● **GOAL**:
Extract word for word the lines of the listing from its start to the line holding "const caption = '中美制成品出口占商品出口的百分比趋势图';", both ends kept; pictures are not part of the copy.
━━━━━━
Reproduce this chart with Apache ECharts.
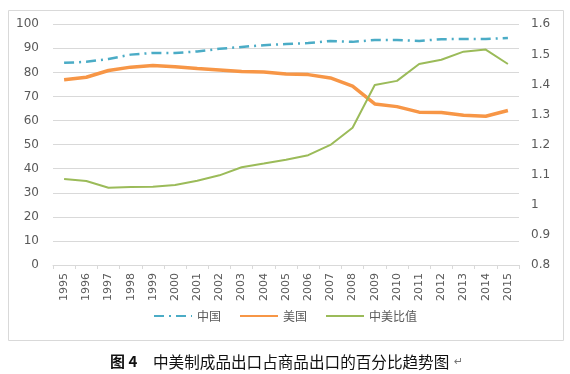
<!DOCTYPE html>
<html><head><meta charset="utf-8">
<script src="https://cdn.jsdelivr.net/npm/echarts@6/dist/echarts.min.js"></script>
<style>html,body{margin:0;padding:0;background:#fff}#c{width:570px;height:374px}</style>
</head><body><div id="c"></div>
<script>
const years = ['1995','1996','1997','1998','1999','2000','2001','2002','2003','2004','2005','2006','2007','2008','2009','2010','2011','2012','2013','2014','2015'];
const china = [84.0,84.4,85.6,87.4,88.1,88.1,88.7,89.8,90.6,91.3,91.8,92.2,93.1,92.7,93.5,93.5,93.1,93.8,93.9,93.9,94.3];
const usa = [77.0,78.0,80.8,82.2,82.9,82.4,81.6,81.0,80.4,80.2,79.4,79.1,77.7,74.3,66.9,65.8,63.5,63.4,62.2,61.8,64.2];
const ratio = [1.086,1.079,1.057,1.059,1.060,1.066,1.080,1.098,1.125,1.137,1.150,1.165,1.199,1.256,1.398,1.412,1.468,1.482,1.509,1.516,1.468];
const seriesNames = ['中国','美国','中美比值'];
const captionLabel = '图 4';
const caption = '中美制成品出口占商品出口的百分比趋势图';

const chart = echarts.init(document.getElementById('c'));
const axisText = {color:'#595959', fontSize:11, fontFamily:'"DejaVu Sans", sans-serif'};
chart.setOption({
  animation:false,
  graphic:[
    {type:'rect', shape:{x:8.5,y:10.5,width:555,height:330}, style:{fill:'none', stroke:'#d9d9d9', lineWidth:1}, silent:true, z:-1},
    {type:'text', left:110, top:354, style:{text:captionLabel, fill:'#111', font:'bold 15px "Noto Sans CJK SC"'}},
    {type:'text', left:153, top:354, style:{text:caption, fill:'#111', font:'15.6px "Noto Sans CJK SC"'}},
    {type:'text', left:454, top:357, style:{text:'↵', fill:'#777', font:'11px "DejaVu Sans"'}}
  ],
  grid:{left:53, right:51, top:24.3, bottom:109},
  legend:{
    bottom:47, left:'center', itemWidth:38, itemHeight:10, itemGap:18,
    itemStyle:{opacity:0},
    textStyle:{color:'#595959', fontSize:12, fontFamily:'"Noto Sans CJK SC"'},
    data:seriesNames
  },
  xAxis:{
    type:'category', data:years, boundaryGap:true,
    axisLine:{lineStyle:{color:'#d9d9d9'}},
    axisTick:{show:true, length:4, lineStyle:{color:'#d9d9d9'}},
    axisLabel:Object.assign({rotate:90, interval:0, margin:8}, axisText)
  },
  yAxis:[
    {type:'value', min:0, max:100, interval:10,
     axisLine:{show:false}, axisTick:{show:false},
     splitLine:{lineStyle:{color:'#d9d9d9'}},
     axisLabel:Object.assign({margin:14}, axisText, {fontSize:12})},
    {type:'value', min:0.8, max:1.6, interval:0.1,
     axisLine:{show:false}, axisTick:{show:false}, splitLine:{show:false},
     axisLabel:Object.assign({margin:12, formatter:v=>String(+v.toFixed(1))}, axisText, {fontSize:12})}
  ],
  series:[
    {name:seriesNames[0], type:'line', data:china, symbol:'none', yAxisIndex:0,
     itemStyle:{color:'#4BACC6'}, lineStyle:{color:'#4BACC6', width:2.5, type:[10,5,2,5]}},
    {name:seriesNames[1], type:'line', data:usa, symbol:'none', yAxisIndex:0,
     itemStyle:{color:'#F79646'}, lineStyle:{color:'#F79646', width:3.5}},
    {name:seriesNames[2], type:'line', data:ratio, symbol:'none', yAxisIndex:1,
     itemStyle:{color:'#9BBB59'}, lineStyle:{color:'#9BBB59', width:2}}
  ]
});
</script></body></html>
━━━━━━
● **SOLUTION FOR THIS TASK**:
Reproduce this chart with Apache ECharts.
<!DOCTYPE html>
<html><head><meta charset="utf-8">
<script src="https://cdn.jsdelivr.net/npm/echarts@6/dist/echarts.min.js"></script>
<style>html,body{margin:0;padding:0;background:#fff}#c{width:570px;height:374px}</style>
</head><body><div id="c"></div>
<script>
const years = ['1995','1996','1997','1998','1999','2000','2001','2002','2003','2004','2005','2006','2007','2008','2009','2010','2011','2012','2013','2014','2015'];
const china = [84.0,84.4,85.6,87.4,88.1,88.1,88.7,89.8,90.6,91.3,91.8,92.2,93.1,92.7,93.5,93.5,93.1,93.8,93.9,93.9,94.3];
const usa = [77.0,78.0,80.8,82.2,82.9,82.4,81.6,81.0,80.4,80.2,79.4,79.1,77.7,74.3,66.9,65.8,63.5,63.4,62.2,61.8,64.2];
const ratio = [1.086,1.079,1.057,1.059,1.060,1.066,1.080,1.098,1.125,1.137,1.150,1.165,1.199,1.256,1.398,1.412,1.468,1.482,1.509,1.516,1.468];
const seriesNames = ['中国','美国','中美比值'];
const captionLabel = '图 4';
const caption = '中美制成品出口占商品出口的百分比趋势图';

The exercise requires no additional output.